Gli 8 cadaveri, dunque, pur avendo possedendo la proteina beta-amiloide nel cervello, non avevano subito alterazioni genetiche che avrebbero permesso l’insorgere del morbo di Alzheimer. Una tale scoperta è sicuramente rilevante, dal momento in cui potrebbe essere stata scoperta una nuova forma di trasmissione del morbo, ma l’approccio dell’editore di “Nature” è stato piuttosto prudente ed è stato specificato in modo esplicito che gli studi non portano ancora alla certezza di una possibilità di contagio del morbo di Alzheimer.

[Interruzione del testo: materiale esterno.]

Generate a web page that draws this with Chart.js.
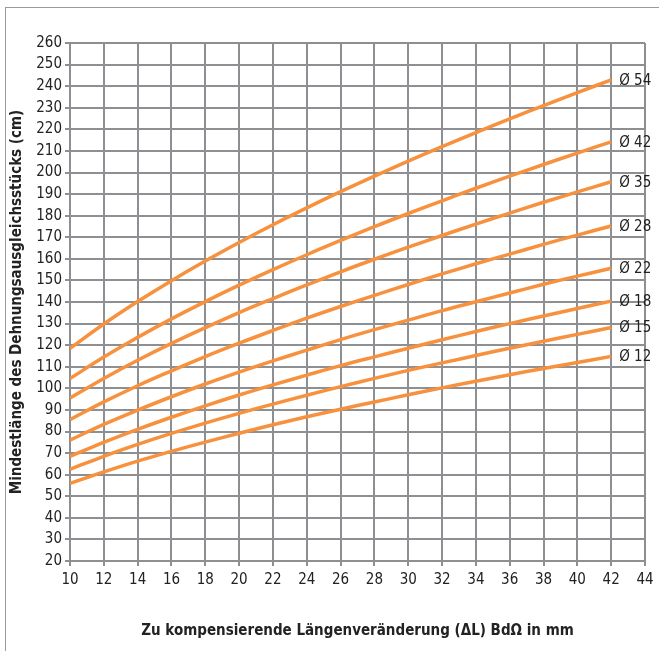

La stessa ipotesi è stata addotta anche da un altro gruppo di ricerca, quello del University of Texas Health Science Centre di Houston, che ha notato come alcune forme di Alzheimer insorgerebbero con gli stessi meccanismi dell’encefalopatia spongiforme bovina, ovvero come il morbo della mucca pazza. “I processi che porterebbero alla mucca pazza potrebbero condurre anche all’insorgenza del morbo di Alzheimer” commenta Claudio Soto sul Molecular Psychiatry.

Come è dunque possibile giungere a contrarre l’Alzheimer? Si è detto finora che l’origine può essere di natura proteica. Un paragone banale, ma che può far capire a tutti come si inneschi il processo di cui si sta palando, lo si deduce dall’oncologia. Per spiegare ai più come si originino i tumori dal punto di vista eziologico, viene detto che una cellula sana “impazzisce” e inizia a generare centinaia di cellule malate. Allo stesso modo si comporterebbero le proteine del cervello: le proteine malate di accumulano nelle placche ed eliminano

le cellule neurali. Per dimostrare questa tesi, i ricercatori texani hanno iniettato tessuto cerebrale malato su delle cavie e confrontando i risultati con altri animali in cui era stato iniettato tessuto sano. Il cervello dei topi si è ammalato nel caso in cui veniva a contatto con tessuto malato, generando l’insorgenza di alterazioni tipiche dell’Alzheimer. Obiettivo dei ricercatori è capire se la trasmissione può avvenire attraverso vie più naturale, senza necessariamente agire all’interno dell’encefalo.


Il neurologo Giancarlo Comi, Direttore del dipartimento neurologico e dell’istituto di neurologia sperimentale (Inspe) del San Raffaele di Milano, in merito alla questione, afferma che sarebbe necessario valutare se non ci sia qualche forma di interazione nei pazienti che hanno ricevuto ormone della crescita ed escludere un eventuale ruolo di questo ormone nel facilitare questo tipo di depositi. Insomma: secondo Comi, bisognerebbe generalizzare il più possibile i risultati ottenuti, accertandosi che i casi analizzati non abbiano avuto qualcosa in comune che avrebbe garantito gli stessi risultati negli esperimenti compiuti.